Nicola Piovani conduce da anni una strenua battaglia contro la musica di sottofondo da lui definita musica passiva, richiamando, con questa espressione, l’altrettanto urticante e controproducente fumo passivo.
Il noto compositore la descrive in questi termini: «quella musica diffusa ormai in molti ambienti pubblici, a basso volume, ma comunque invadente: il cosiddetto sottofondo, la musica da parati, una via di mezzo fra la musica "a palla" e il ronzio del condizionatore d'aria. All'inizio del secolo scorso Eric Satie teorizzò la pratica della "Musique d'ameublement", musica d'arredamento. Provocava giocando, Satie: ma è successo spesso che provocazioni trasgressive delle avanguardie storiche sono poi diventate pane quotidiano della società consumistica».
Vera e propria musica da tappezzeria che utilizza indifferentemente l’ultima hit del momento o, con velleità di impegno, i quartetti di Mozart o arie d’opera, la musica di sottofondo è ormai diventata pervasiva e onnipresente e ridotta a puro strumento di marketing equiparato a un servizio in più, per aumentare la soddisfazione del cliente e, di conseguenza, incrementarne la propensione all’acquisto.
Questo approccio porta inevitabilmente ad un uso superficiale e poco rispettoso anche dei messaggi veicolati dalla musica e può capitare, come scrive Piovani, che si diffondano «canzoni i cui testi, in quei contesti, risultano a fatica decifrabili. E a soffermarsi nell'ascolto spesso si scopre che la voce in diffusione ci sta cantando un amore straziante, o un dramma sociale, o una protesta antisociale; mentre noi compriamo surgelati o arrotoliamo bucatini».
Questo uso indiscriminato e poco accorto, non solo avvilisce la musica e il lavoro dei musicisti, ma ne sfrutta impropriamente i diritti, come certifica una recente indagine condotta da Nielsen Music e pubblicata da Soundtrack Your Brand. Secondo lo studio, globalmente il settore perde $2,65 miliardi ogni anno a causa di piccoli esercizi commerciali che utilizzano impropriamente account di streaming.
Non tutti gli esercenti commerciali sanno che anche per trasmettere musica di sottofondo in un negozio, ristorante o luogo pubblico è necessario rispettare regole di copyright affatto diverse da quelle che governano l’uso personale di piattaforme come Spotify e Apple Music. Secondo lo studio, però, solo il 17% di questi esercizi commerciali sarebbe in regola, mentre il restante 83% continua a utilizzare musica illegalmente e, soprattutto, la maggior parte degli imprenditori è convinta di poter utilizzare il suo account privato per trasmettere musica di sottofondo negli esercizi commerciali.

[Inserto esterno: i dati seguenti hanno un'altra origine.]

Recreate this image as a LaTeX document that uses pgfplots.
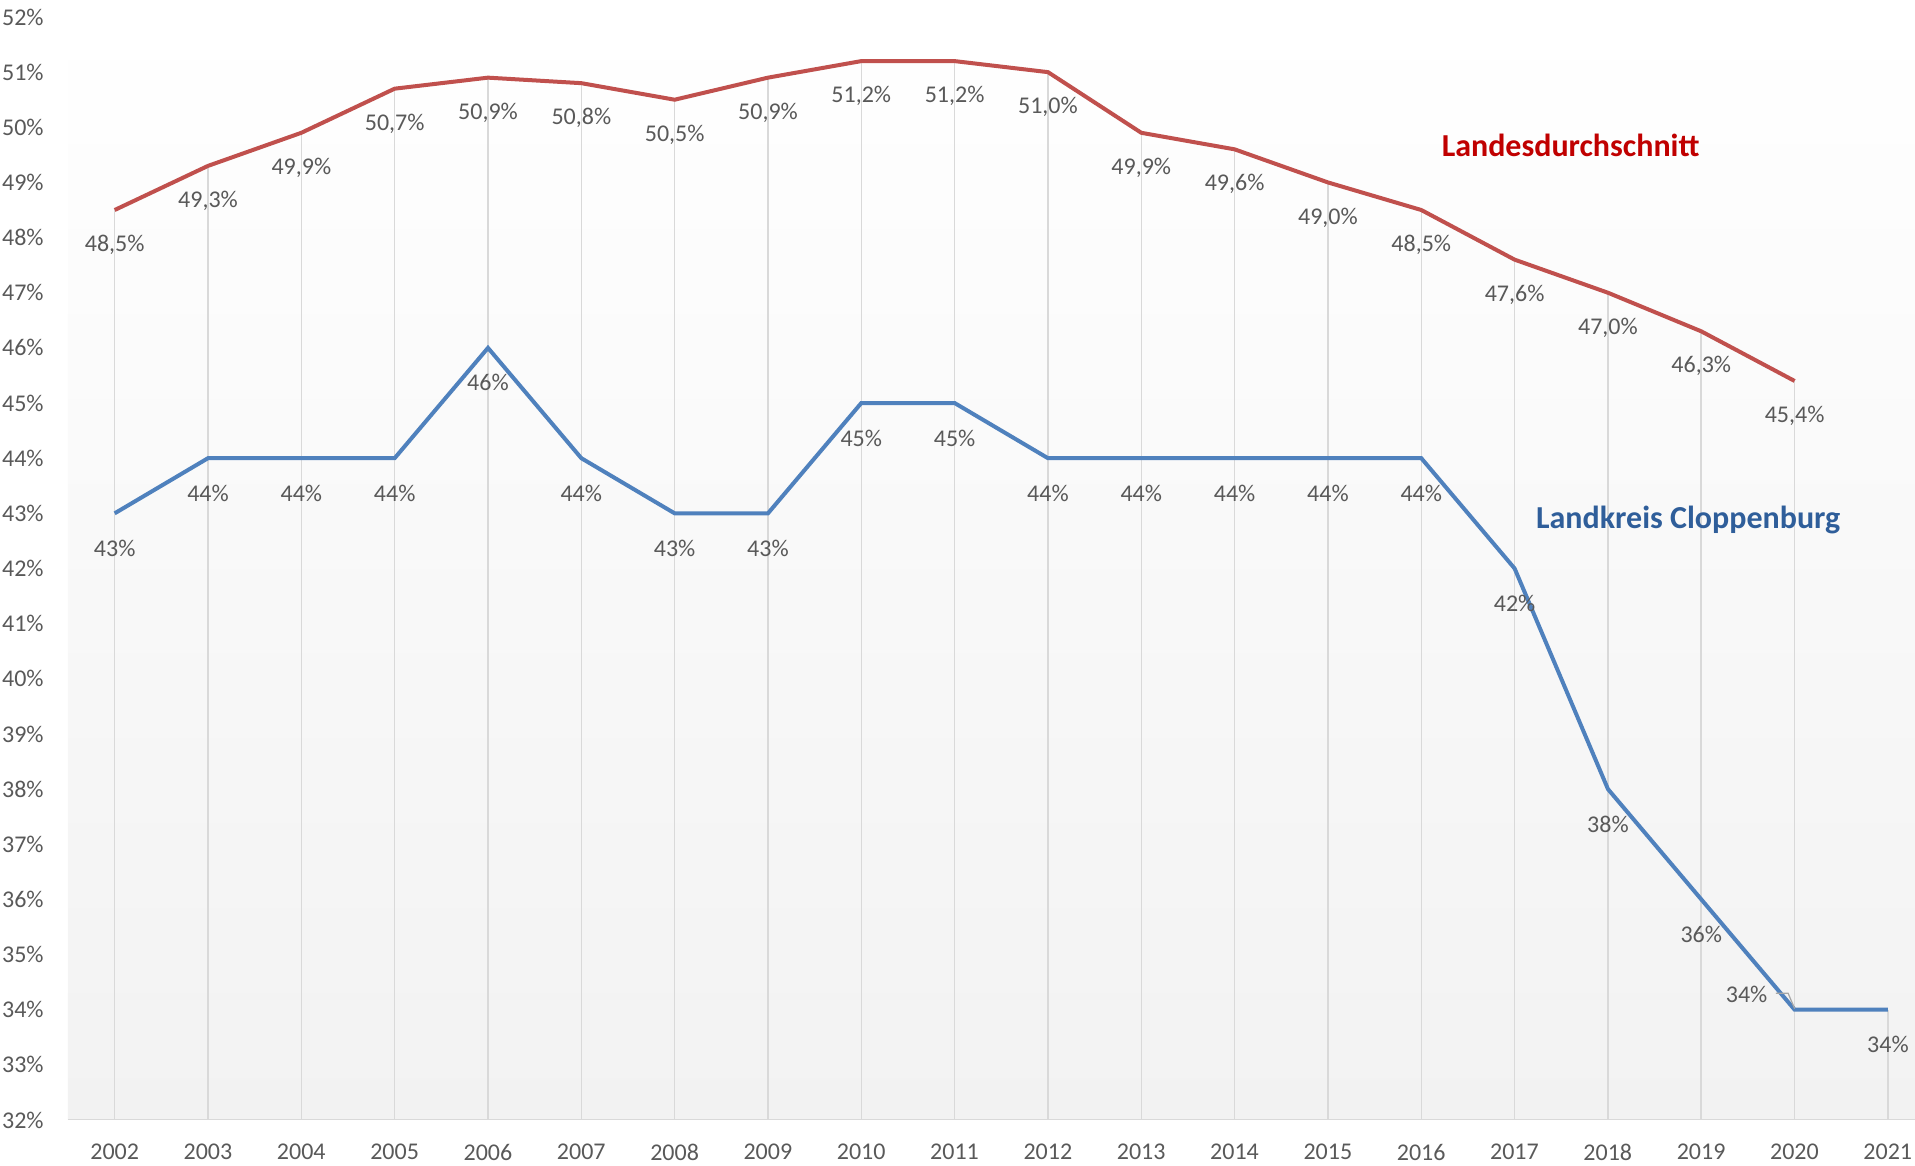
\documentclass[border=0pt]{standalone}
\usepackage{pgfplots}
\pgfplotsset{compat=1.18}
\usepackage{fontspec}
\setmainfont{Carlito}
\definecolor{redline}{HTML}{C0504D}
\definecolor{blueline}{HTML}{4F81BD}
\definecolor{txt}{HTML}{595959}
\definecolor{gridc}{HTML}{D9D9D9}
\definecolor{bgb}{HTML}{F2F2F2}
\definecolor{redtxt}{HTML}{C00000}
\definecolor{bluetxt}{HTML}{2F5E9A}
\pgfplotsset{/pgf/number format/assume math mode=true}
\begin{document}
\begin{tikzpicture}
\begin{axis}[
  at={(0,0)}, anchor=south west,
  scale only axis, width=923.5pt, height=551.5pt,
  xmin=2001.5, xmax=2021.29, ymin=32, ymax=52,
  axis line style={draw=none},
  axis background/.style={top color=white, bottom color=bgb},
  xtick={2002,...,2021}, ytick={32,...,52},
  major tick length=0pt, tick style={draw=none},
  xticklabel={\pgfmathprintnumber[1000 sep={}]{\tick}},
  yticklabel={\pgfmathprintnumber{\tick}\%},
  ticklabel style={font=\fontsize{12}{14}\selectfont, text=txt},
  yticklabel style={anchor=east, inner sep=0pt, xshift=-12pt},
  xticklabel style={anchor=north, inner sep=0pt, yshift=-12pt},
  nodes near coords style={font=\fontsize{12}{14}\selectfont, text=txt, anchor=center, yshift=-17.5pt},
]
% drop lines
\addplot[ycomb, draw=gridc, line width=0.8pt, mark=none, forget plot] coordinates {
(2002,48.5)(2003,49.3)(2004,49.9)(2005,50.7)(2006,50.9)(2007,50.8)(2008,50.5)(2009,50.9)(2010,51.2)(2011,51.2)
(2012,51.0)(2013,49.9)(2014,49.6)(2015,49.0)(2016,48.5)(2017,47.6)(2018,47.0)(2019,46.3)(2020,45.4)(2021,34)};
\draw[gridc, line width=0.8pt] (rel axis cs:0,0) -- (rel axis cs:1,0);
% red
\addplot[redline, line width=2pt, mark=none, point meta=y,
  nodes near coords={\pgfmathprintnumber[fixed,fixed zerofill,precision=1,use comma]{\pgfplotspointmeta}\%}]
coordinates {
(2002,48.5)(2003,49.3)(2004,49.9)(2005,50.7)(2006,50.9)(2007,50.8)(2008,50.5)(2009,50.9)(2010,51.2)(2011,51.2)
(2012,51.0)(2013,49.9)(2014,49.6)(2015,49.0)(2016,48.5)(2017,47.6)(2018,47.0)(2019,46.3)(2020,45.4)};
% blue
\addplot[blueline, line width=2pt, mark=none] coordinates {
(2002,43)(2003,44)(2004,44)(2005,44)(2006,46)(2007,44)(2008,43)(2009,43)(2010,45)(2011,45)
(2012,44)(2013,44)(2014,44)(2015,44)(2016,44)(2017,42)(2018,38)(2019,36)(2020,34)(2021,34)};
\addplot[draw=none, mark=none, point meta=y,
  nodes near coords={\pgfmathprintnumber[fixed,precision=0]{\pgfplotspointmeta}\%}]
coordinates {
(2002,43)(2003,44)(2004,44)(2005,44)(2006,46)(2007,44)(2008,43)(2009,43)(2010,45)(2011,45)
(2012,44)(2013,44)(2014,44)(2015,44)(2016,44)(2017,42)(2018,38)(2019,36)(2021,34)};
\addplot[draw=none, mark=none, point meta=y,
  nodes near coords={\pgfmathprintnumber[fixed,precision=0]{\pgfplotspointmeta}\%},
  nodes near coords style={yshift=25.3pt, xshift=-24pt}]
coordinates {(2020,34)};
\draw[color=gray!70, line width=0.6pt] (axis cs:2019.80,34.30) -- (axis cs:2019.93,34.30) -- (axis cs:2020,34.02);
\node[font=\fontsize{16}{19}\selectfont\bfseries, text=redtxt] at (axis cs:2017.6,49.68) {Landesdurchschnitt};
\node[font=\fontsize{16}{19}\selectfont\bfseries, text=bluetxt] at (axis cs:2018.86,42.88) {Landkreis Cloppenburg};
\end{axis}
\pgfresetboundingbox
\useasboundingbox (-34pt,-23pt) rectangle (923.5pt,560pt);
\end{tikzpicture}
\end{document}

«I risultati non ci hanno sorpreso più di tanto», dice Andreas Liffgarden, co-fondatore di Soundtrack Your Brand. «È la portata del fenomeno a scoraggiarci. L’industria della musica nel suo complesso ha bisogno di educare i consumatori. Tutti capiscono istintivamente che non è possibile utilizzare un account Netflix per aprire un cinema – tutti starete dicendo “certo, è ovvio” – ma per la musica non è così. Nell’industria televisiva o cinematografica è scontato, ma nella nostra industria questo tipo di educazione è assente».
Emerge chiaro che, laddove è impossibile aspettarsi un sussulto di civiltà e rispetto per la musica e per la sua reale funzione, occorre rendere consapevoli gli esercenti commerciali, il 42% dei quali sostiene che la musica è “molto importante” per la loro attività, dei meccanismi di copyright che regolano la diffusione della musica di sottofondo. In altre parole, se i gestori di locali e negozi vogliono continuare con il loro uso strumentale dell’arte, che almeno contribuiscano al suo finanziamento, affinchè, per un’eterogenesi dei fini, la musica possa continuare a dare voce e suono alle nostre emozioni e pensieri più veri.